→ **What you are asked to do**
Reproduce, please, the span of lines beginning at the line with "Reproduce this chart with matplotlib." and ending at the line with "LIGHT = '#F0B8B8'", inclusive, minus any pictures.

--- BEGIN ---

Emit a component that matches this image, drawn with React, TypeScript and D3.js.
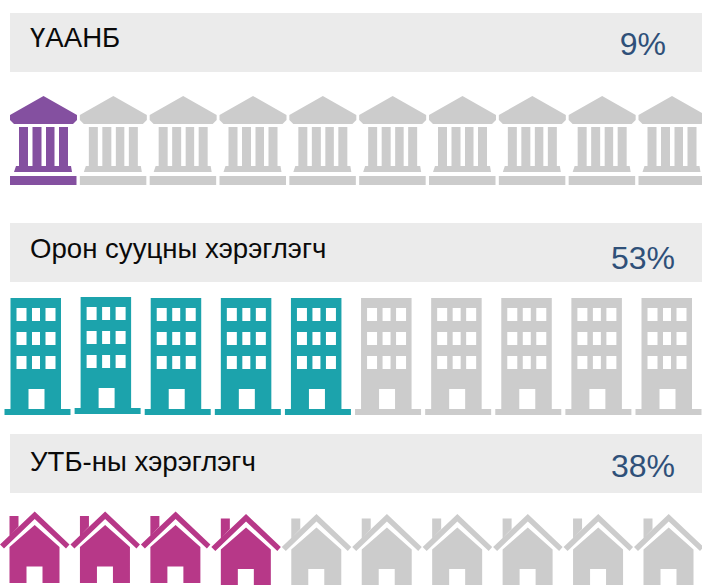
import React from "react";
import * as d3 from "d3";

const labels = ["ҮААНБ", "Орон сууцны хэрэглэгч", "УТБ-ны хэрэглэгч"];
const shares = [9, 53, 38];
const filledIcons = [1, 5, 4];
const iconCount = 10;
const fills = ["#8450a0", "#1ca3ac", "#b73888"];
const GREY = "#cccccc";
const PANEL = "#ebebeb";
const VALUE_COLOR = "#2f5079";

const poly = d3.line<[number, number]>().x((d) => d[0]).y((d) => d[1]);
const closed = (pts: [number, number][]) => poly(pts) + "Z";
const rect = (x: number, y: number, w: number, h: number) =>
  closed([[x, y], [x + w, y], [x + w, y + h], [x, y + h]]);

// Each icon is drawn in its own local frame; origin = left of icon cell, top of row.
function bankPath() {
  const parts = [
    closed([[33.5, 0], [67, 19], [67, 24], [63, 28], [4, 28], [0, 24], [0, 19]]),
    rect(9, 31, 9, 39), rect(22.5, 31, 9, 39), rect(36, 31, 8.5, 39), rect(49, 31, 9, 39),
    closed([[6, 70], [61, 70], [62, 76], [4, 76]]),
    rect(0, 80, 66.5, 9),
  ];
  return parts.join("");
}
function buildingPath() {
  const win = (x: number, y: number, w: number) => rect(x, y, w, 13);
  const holes: string[] = [];
  [10, 34, 58].forEach((y) => {
    holes.push(win(6, y, 10), win(21.5, y, 8), win(35, y, 10));
  });
  holes.push(rect(18, 91, 16, 20));
  return [
    rect(0, 0, 50.5, 111),
    rect(-6, 111, 66, 6),
    ...holes,
  ].join("");
}
function housePath() {
  const parts = [
    closed([[34.7, 0], [69.5, 33], [66, 37], [34.7, 7.5], [4, 37], [0, 33]]),
    closed([[9.5, 4.5], [18.5, 4.5], [18.5, 15], [9.5, 24]]),
    closed([
      [34.7, 13.5], [59.5, 35.5], [59.5, 71.5], [42.5, 71.5], [42.5, 55], [26.5, 55],
      [26.5, 71.5], [9.5, 71.5], [9.5, 35.5],
    ]),
  ];
  return parts.join("");
}

const bandY = [13, 223, 434];
const labelBaseline = [47, 258, 471];
const valueBaseline = [55, 269, 477];
const valueRight = [666, 675, 675];

const bankX = d3.scaleLinear().domain([0, iconCount - 1]).range([10, 638.5]);
const buildingX = d3.scaleLinear().domain([0, iconCount - 1]).range([10.5, 641.5]);
const houseX = d3.scaleLinear().domain([0, iconCount - 1]).range([0, 634]);

const rows = [
  { d: bankPath(), x: bankX, y: () => 96 },
  { d: buildingPath(), x: buildingX, y: (i: number) => (i === 1 ? 297 : 298) },
  { d: housePath(), x: houseX, y: (i: number) => (i < 3 ? 511.5 : 514) },
];

export default function App() {
  return (
    <svg
      width={702}
      height={585}
      viewBox="0 0 702 585"
      style={{ position: "absolute", left: 0, top: 0, display: "block", background: "#fff" }}
      fontFamily="'Liberation Sans', Arial, sans-serif"
    >
      {labels.map((label, r) => (
        <g key={label}>
          <rect x={10} y={bandY[r]} width={692} height={59} fill={PANEL} />
          <text x={30} y={labelBaseline[r]} fontSize={27.6} fill="#0a0a0a">
            {label}
          </text>
          <text x={valueRight[r]} y={valueBaseline[r]} fontSize={32} fill={VALUE_COLOR} textAnchor="end">
            {shares[r]}%
          </text>
          {d3.range(iconCount).map((i) => (
            <path
              key={i}
              d={rows[r].d}
              transform={`translate(${rows[r].x(i)},${rows[r].y(i)})`}
              fill={i < filledIcons[r] ? fills[r] : GREY}
              fillRule="evenodd"
            />
          ))}
        </g>
      ))}
    </svg>
  );
}
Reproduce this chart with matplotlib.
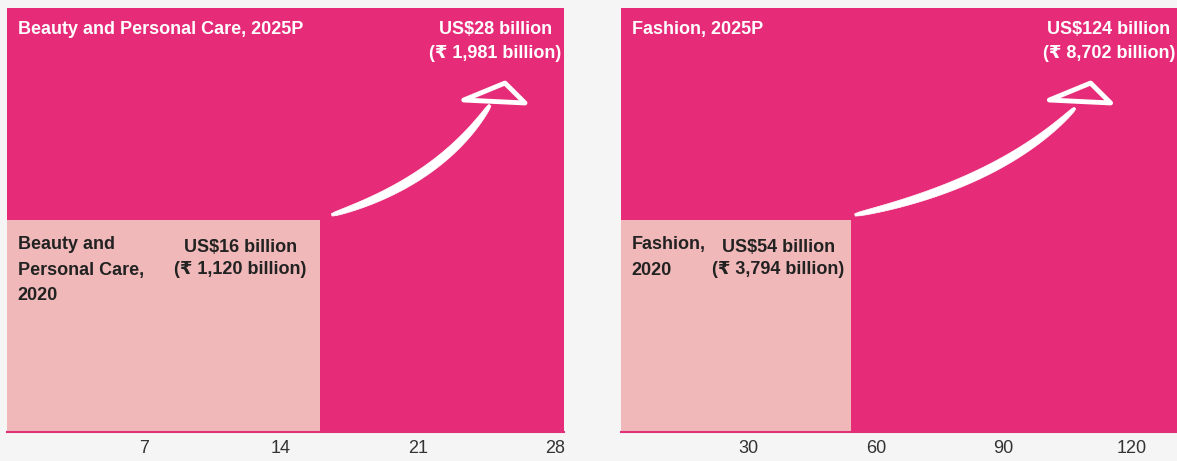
import numpy as np
import matplotlib
matplotlib.use('Agg')
import matplotlib.pyplot as plt
from matplotlib.patches import Polygon

plt.rcParams['font.family'] = ['Liberation Sans', 'DejaVu Sans']

# data
segments = ['Beauty and Personal Care', 'Fashion']
usd_2020 = [16, 54]
usd_2025 = [28, 124]
inr_2020 = ['1,120', '3,794']
inr_2025 = ['1,981', '8,702']
ticks = [[7, 14, 21, 28], [30, 60, 90, 120]]
xmax = [28.45, 131]
label_2020 = ['Beauty and\nPersonal Care,\n2020', 'Fashion,\n2020']
label_offset = [-14, -6]

PINK = '#E62B78'
LIGHT = '#F0B8B8'

fig = plt.figure(figsize=(11.77, 4.61), dpi=100)
fig.patch.set_facecolor('#F5F5F5')

axes = [fig.add_axes([7 / 1177, 29 / 461, 557 / 1177, 424 / 461]),
        fig.add_axes([621 / 1177, 29 / 461, 557 / 1177, 424 / 461])]

# arrow shapes in axes fraction (start, control, end, head)
arrows = [
    [(0.583, 0.512), (0.777, 0.590), (0.867, 0.771),
     [(0.820, 0.783), (0.894, 0.823), (0.930, 0.776)]],
    [(0.420, 0.512), (0.680, 0.585), (0.815, 0.764),
     [(0.769, 0.783), (0.843, 0.823), (0.879, 0.776)]],
]

for i, ax in enumerate(axes):
    ax.set_facecolor(PINK)
    ax.barh(0, usd_2025[i], height=1, left=0, align='edge', color=PINK, zorder=1)
    ax.barh(0, usd_2020[i], height=0.5, left=0, align='edge', color=LIGHT, zorder=2)
    ax.set_xlim(0, xmax[i])
    ax.set_ylim(0, 1)
    ax.set_yticks([])
    ax.set_xticks(ticks[i])
    ax.tick_params(axis='x', length=0, pad=6, labelsize=13, labelcolor='#333333')
    for s in ['top', 'left', 'right']:
        ax.spines[s].set_visible(False)
    ax.spines['bottom'].set_color('#E0307A')
    ax.spines['bottom'].set_linewidth(1.5)

    # 2025 labels
    ax.text(0.019, 0.950, segments[i] + ', 2025P', transform=ax.transAxes,
            color='white', fontsize=13, fontweight='bold', ha='left', va='center')
    ax.text(0.995, 0.921, 'US$%d billion\n(\u20b9 %s billion)' % (usd_2025[i], inr_2025[i]),
            transform=ax.transAxes, color='white', fontsize=13, fontweight='bold',
            ha='right', va='center', multialignment='center', linespacing=1.6)

    # 2020 labels
    ax.text(0.019, 0.462, label_2020[i], transform=ax.transAxes, color='#222222',
            fontsize=13, fontweight='bold', ha='left', va='top', linespacing=1.66)
    ax.annotate('US$%d billion\n(\u20b9 %s billion)' % (usd_2020[i], inr_2020[i]),
                xy=(usd_2020[i], 0.41), xytext=(label_offset[i] * 0.72, 0),
                textcoords='offset points', color='#222222', fontsize=13,
                fontweight='bold', ha='right', va='center',
                multialignment='center', linespacing=1.4, zorder=3)

    # hand-drawn style arrow
    p0, c, p1, head = arrows[i]
    t = np.linspace(0, 1, 60)
    p0, c, p1 = np.array(p0), np.array(c), np.array(p1)
    pts = ((1 - t)[:, None] ** 2) * p0 + (2 * (1 - t) * t)[:, None] * c + (t[:, None] ** 2) * p1
    d = np.gradient(pts, axis=0)
    asp = np.array([557.0, 424.0])
    dp = d * asp
    n = np.stack([-dp[:, 1], dp[:, 0]], axis=1)
    n = n / np.linalg.norm(n, axis=1)[:, None]
    w = 1.2 + 3.3 * np.sin(np.pi * t) ** 0.5
    left = pts + n * w[:, None] / asp
    right = pts - n * w[:, None] / asp
    poly = np.vstack([left, right[::-1]])
    ax.add_patch(Polygon(poly, closed=True, transform=ax.transAxes,
                         facecolor='white', edgecolor='white', lw=0.5, zorder=4))
    ax.add_patch(Polygon(head, closed=True, transform=ax.transAxes, fill=False,
                         edgecolor='white', lw=3.5, joinstyle='round', zorder=4))

fig.savefig('out.png', dpi=100, facecolor=fig.get_facecolor())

--- END ---

→ **Solution**
Reproduce this chart with matplotlib.
import numpy as np
import matplotlib
matplotlib.use('Agg')
import matplotlib.pyplot as plt
from matplotlib.patches import Polygon

plt.rcParams['font.family'] = ['Liberation Sans', 'DejaVu Sans']

# data
segments = ['Beauty and Personal Care', 'Fashion']
usd_2020 = [16, 54]
usd_2025 = [28, 124]
inr_2020 = ['1,120', '3,794']
inr_2025 = ['1,981', '8,702']
ticks = [[7, 14, 21, 28], [30, 60, 90, 120]]
xmax = [28.45, 131]
label_2020 = ['Beauty and\nPersonal Care,\n2020', 'Fashion,\n2020']
label_offset = [-14, -6]

PINK = '#E62B78'
LIGHT = '#F0B8B8'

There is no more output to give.